– Estive a pensar.
– Sim? Já decidiste como queres fazer com a casa?
– Não, não é isso.
– Com a escola nova dos miúdos?
– Não, também não.
– O carro. Já sabes se queres ficar com ele ou vendemos.
– Não, não é nada disso. Estive a pensar melhor. Acho que não devíamos separar-nos.
– Como não? Já falámos disso. Já falámos disso dezenas de vezes. Centenas!
– Sim, eu sei. Mas não estou certo.
– Eu sei que não estás. Fui eu que tive de te convencer. E tu acabaste a concluir que eu tinha razão.
– Pois… mas tive uma ideia melhor.
– Então?
– Vamos ter um filho.
– Desculpa?
– Sim, vamos ter um filho.
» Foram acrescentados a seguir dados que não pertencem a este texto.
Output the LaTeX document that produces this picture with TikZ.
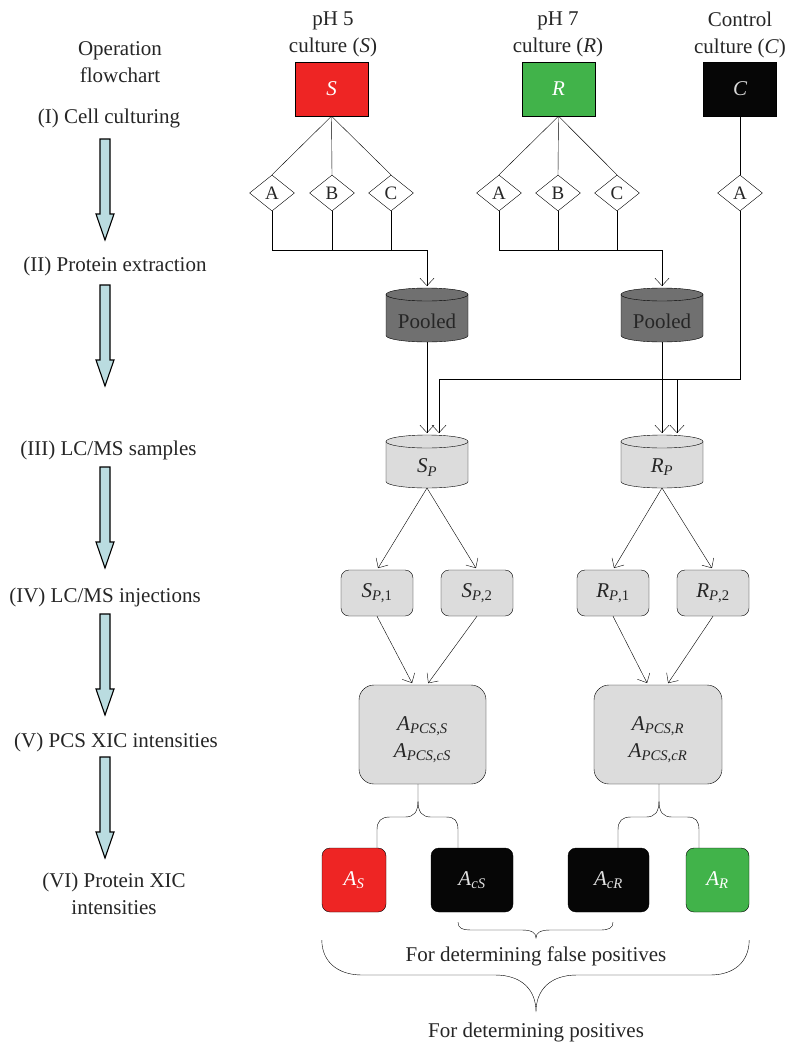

Acho que é isso que vai salvar a nossa relação.
– Estás bêbado?
– Não estou bêbado. Estou é apaixonado. Por ti, pelos nossos filhos, pela ideia de voltarmos a ter um bebé para cuidar.
– Não, tu estás é bêbado. Isso não é paixão. Paixão é outra coisa.
– Pensa bem. Isso vai unir-nos. Vamos ter de trabalhar para um objetivo comum e vamos estar juntos nas noites, nas consultas, nos exames. Vamos passar por tudo outra vez. Como uma equipa.
– Mas de onde raio desenterraste essa ideia peregrina? Nós não nos entendemos com o jantar, não chegamos a acordo com as férias, não temos sexo há mais de oito meses, tu estás sempre a viajar e quando estás em casa estamos sempre a discutir. Não concordas com nada do que eu digo em relação aos dois filhos que temos. E queres ter um terceiro?
– A sério. Isso vai o caminho ideal para o nosso casamento. Sei de casais que o fizeram e resultou.
– Primeiro, nós não somos casados. E ainda bem, só facilita as coisas neste momento complicado. Segundo, diz-me um. Diz-me um só casal que conheças que estivesse mal, prestes a separar-se, e depois de terem um filho acabasse a dar a volta e ficarem reconciliados. Diz-me um.
– Agora não me lembro, mas já ouvi falar de coisas destas.
– Olha, faz-me um favor: vamos acabar a isto a bem. E como adultos com cabeça. Não vamos dar cabo disto ainda mais. Tu não estás bem, isso deve ter uma explicação qualquer, se fizesses terapia com certeza que o teu psicólogo te chamaria a atenção. Deve ser o último estertor ou lá como chamam.
– Mas nós demo-nos bem quando nasceram os miúdos.
– O que queres dizer é que, quando eles nasceram, ainda não estávamos fartos um do outro. Mas se bem te recordas, as noites em branco, as cólicas, a dificuldade que foi dar de mamar, a privação de sono, o cansaço, as chatices no teu trabalho e no meu, tudo isso não nos fez bem. E agora queres passar por tudo outra vez, numa altura em que eu já mudei o chip para o modo separação? Tu não sabes que um filho extrema tudo, mas absolutamente tudo, entre dois adultos? Achas mesmo que conseguíamos passar por isso na fase em que estamos.
– Acho.
– Então eu volto à minha: tu estás é bêbado, se pensas isso. Pior: estás muito bêbado, se pensaste que eu ia achar isso boa ideia.
– Tive outra ideia, então: e se em vez de ter um filho, nós casássemos?
– Estás a gozar comigo?
– Não. Pensa: a festa, os amigos, o copo de água, a lua de mel, os nossos pais felizes, a tua mãe radiante porque finalmente casava a filha. Escolhes tu a igreja.
– Queres casar comigo e ainda por cima pela igreja? Uma coisa com que sempre embirraste? Esta conversa acabou.